Other companies are also in the line of fire after expressing concerns, including Nike, Adidas, Burberry, Uniqlo, and Lacoste.
Crazy stat: The autonomous region of Xinjiang is almost twice the land area of the United States.
Turning this into a story, what if the technology existed that could remove people’s memories of whatever has been canceled?
The main character is a jazz club owner who insulted the country’s leader. He wakes up the next day and finds his jazz club closed, his accounts frozen. Returning home, someone’s already removing his belongings.
He tries going to the authorities, but there’s no record of his existence. His friends don’t remember him. When his wife sees him, nothing registers.
Searching for the last remnants of the life he once had, the erased man goes to the bed and breakfast in the country where he proposed to his wife. Amazingly, the owner, a kind old man, recognizes him.

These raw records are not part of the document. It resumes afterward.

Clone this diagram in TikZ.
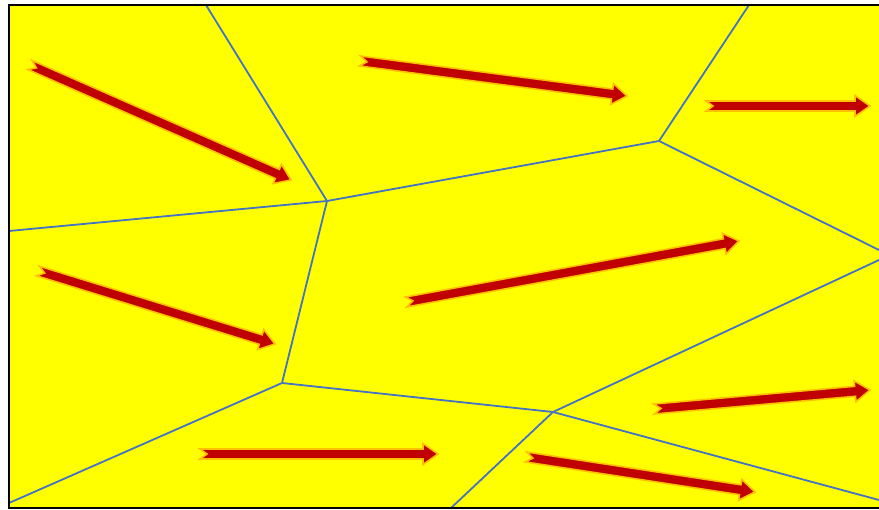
\documentclass[tikz,border=0pt]{standalone}
\usetikzlibrary{calc}
\definecolor{arrred}{HTML}{C00000}
\definecolor{arrglow}{HTML}{FFC000}
\definecolor{edgeblue}{HTML}{4472C4}
\definecolor{cellyellow}{HTML}{FFFF00}
\tikzset{
  cellfill/.style={fill=cellyellow},
  frame/.style={draw=black,line width=2pt},
  edge/.style={draw=edgeblue,line width=1.8pt},
  arrowbody/.style={fill=arrred,draw=arrglow,line width=1.6pt,line join=miter}
}
\newcommand\redarrow[2]{%
  \coordinate (h) at ($(#2)!15pt!(#1)$);
  \coordinate (n) at ($(#1)!7pt!(#2)$);
  \filldraw[arrowbody] ($(#1)!5pt!90:(#2)$) -- ($(h)!5pt!-90:(#1)$) -- ($(h)!10.5pt!-90:(#1)$)
    -- (#2) -- ($(h)!10.5pt!90:(#1)$) -- ($(h)!5pt!90:(#1)$) -- ($(#1)!5pt!-90:(#2)$) -- (n) -- cycle;}
\begin{document}
\begin{tikzpicture}[x=1pt,y=-1pt]
\useasboundingbox (0,0) rectangle (879,510);
\begin{scope}
\clip (0,0) rectangle (879,510);
\fill[cellfill] (9,5) rectangle (900,508);
% Voronoi vertices
\coordinate (v1) at (327,201);
\coordinate (v2) at (659,141);
\coordinate (v3) at (282,383);
\coordinate (v4) at (553,412);
\coordinate (t1) at (206,5);
\coordinate (t2) at (749,5);
\coordinate (l1) at (9,231);
\coordinate (l2) at (9,503);
\coordinate (r1) at (879,250);
\coordinate (r2) at (879,260);
\coordinate (r3) at (879,500);
\coordinate (b1) at (451,508);
\draw[edge] (t1) -- (v1) -- (l1);
\draw[edge] (v1) -- (v2) -- (t2);
\draw[edge] (v2) -- (r1);
\draw[edge] (v1) -- (v3) -- (l2);
\draw[edge] (v3) -- (v4) -- (r2);
\draw[edge] (b1) -- (v4) -- (r3);
% arrows
\coordinate (a1) at (30,65);   \coordinate (e1) at (291,180);
\coordinate (a2) at (360,61);  \coordinate (e2) at (627,96);
\coordinate (a3) at (706,106); \coordinate (e3) at (870,106);
\coordinate (a4) at (38,271);  \coordinate (e4) at (275,344);
\coordinate (a5) at (406,302); \coordinate (e5) at (739,241);
\coordinate (a6) at (200,454); \coordinate (e6) at (438,454);
\coordinate (a7) at (526,457); \coordinate (e7) at (755,492);
\coordinate (a8) at (654,409); \coordinate (e8) at (870,390);
\redarrow{a1}{e1}
\redarrow{a2}{e2}
\redarrow{a3}{e3}
\redarrow{a4}{e4}
\redarrow{a5}{e5}
\redarrow{a6}{e6}
\redarrow{a7}{e7}
\redarrow{a8}{e8}
\draw[frame] (900,5) -- (9,5) -- (9,508) -- (900,508);
\end{scope}
\end{tikzpicture}
\end{document}
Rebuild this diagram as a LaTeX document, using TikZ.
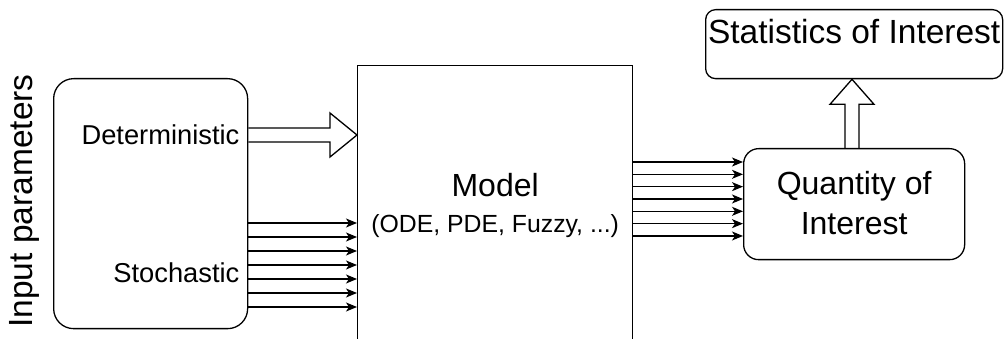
\documentclass[tikz,border=0pt]{standalone}
\usepackage{fontspec}
\setmainfont{Liberation Sans}
\usetikzlibrary{arrows.meta,calc}
\begin{document}
\begin{tikzpicture}[x=1pt,y=-1pt,line width=1.3pt,
  box/.style={draw,inner sep=0pt,anchor=north west},
  lbl/.style={inner sep=0pt},
  thin/.style={line width=1.2pt,-{Stealth[length=11pt,width=9pt,inset=3pt]}},
  fa/.style={font=\fontsize{27.3}{32}\selectfont},
  fb/.style={font=\fontsize{32}{38}\selectfont},
  fd/.style={font=\fontsize{33.5}{38}\selectfont},
  fc/.style={font=\fontsize{24.8}{28}\selectfont}]
\useasboundingbox (0,0) rectangle (1005,339);
% boxes
\node[box,rounded corners=20pt,minimum width=194pt,minimum height=250pt] (inp) at (53,78) {};
\node[box,minimum width=275pt,minimum height=300pt] (model) at (357,65) {};
\node[box,rounded corners=15pt,minimum width=221pt,minimum height=111pt] (qoi) at (743,148) {};
\node[box,rounded corners=10pt,minimum width=297pt,minimum height=69pt] (stat) at (705,9) {};
% texts
\node[lbl,fd,rotate=90,anchor=base] (ip) at (32.5,201) {Input parameters};
\node[lbl,fa,anchor=base east] (det) at (240,145) {Deterministic};
\node[lbl,fa,anchor=base east] (sto) at (240,283) {Stochastic};
\node[lbl,fb,anchor=base] (mod) at (model.north |- 0,197) {Model};
\node[lbl,fc,anchor=base] (ode) at (model.north |- 0,233) {(ODE, PDE, Fuzzy, ...)};
\node[lbl,fb,anchor=base] (q1) at (qoi.north |- 0,195) {Quantity of};
\node[lbl,fb,anchor=base] (q2) at (qoi.north |- 0,235) {Interest};
\node[lbl,fd,anchor=base] (st) at (stat.north |- 0,44) {Statistics of Interest};
% deterministic hollow arrow
\coordinate (dy) at (0,135);
\draw[line join=miter] ($(inp.east |- dy)+(0,-7)$) -- ($(model.west |- dy)+(-27,-7)$)
  -- ($(model.west |- dy)+(-27,-22)$) -- (model.west |- dy)
  -- ($(model.west |- dy)+(-27,22)$) -- ($(model.west |- dy)+(-27,7)$)
  -- ($(inp.east |- dy)+(0,7)$);
% stochastic arrows
\foreach \y in {223,237,...,307}{
  \coordinate (sy) at (0,\y);
  \draw[thin] (inp.east |- sy) -- (model.west |- sy);
}
% output arrows
\foreach \i in {0,...,6}{
  \coordinate (oy) at (0,162+\i*12.33);
  \draw[thin] (model.east |- oy) -- (qoi.west |- oy);
}
% up hollow arrow
\coordinate (ux) at (852,0);
\draw[line join=miter] ($(qoi.north -| ux)+(-7,0)$) -- ($(stat.south -| ux)+(-7,25)$)
  -- ($(stat.south -| ux)+(-22,25)$) -- (stat.south -| ux)
  -- ($(stat.south -| ux)+(22,25)$) -- ($(stat.south -| ux)+(7,25)$)
  -- ($(qoi.north -| ux)+(7,0)$);
\end{tikzpicture}
\end{document}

Over time, the man finds out there are others at the bed and breakfast who were erased, that the owner is the last person who remembers them too. He meets and falls in love with a young woman from the town. Without a past, he’s free to be who he wants, adopting a personality that feels more authentic than his previous life’s.
As the story unfolds, the man finds out the woman was erased as well, came to the bed and breakfast, and started a life in the nearby town to be near the one person who knew who she was in her previous life. In fact, the entire town is made up of people who share a similar background.
His world is turned upside down when the country’s leader walks into the bed and breakfast, apologetic about closing the jazz club and wanting it reopened.
The man tries going back to his former life, with his former wife and assets, but finds that he misses who he was in the small town outside the bed and breakfast. He throws water in the leader’s face, gets canceled once more, and returns, only to find out that the woman has returned to her own former life.
The second book would center around the man setting up his life adjacent to the woman. He succeeds in getting her erased again, hopeful she’ll return to his side, but she ends up leaving him.
The third book would find the erased man meeting the country’s former leader, who’s now been erased.
Throw this all into a futuristic setting, with advanced technology for the erasures.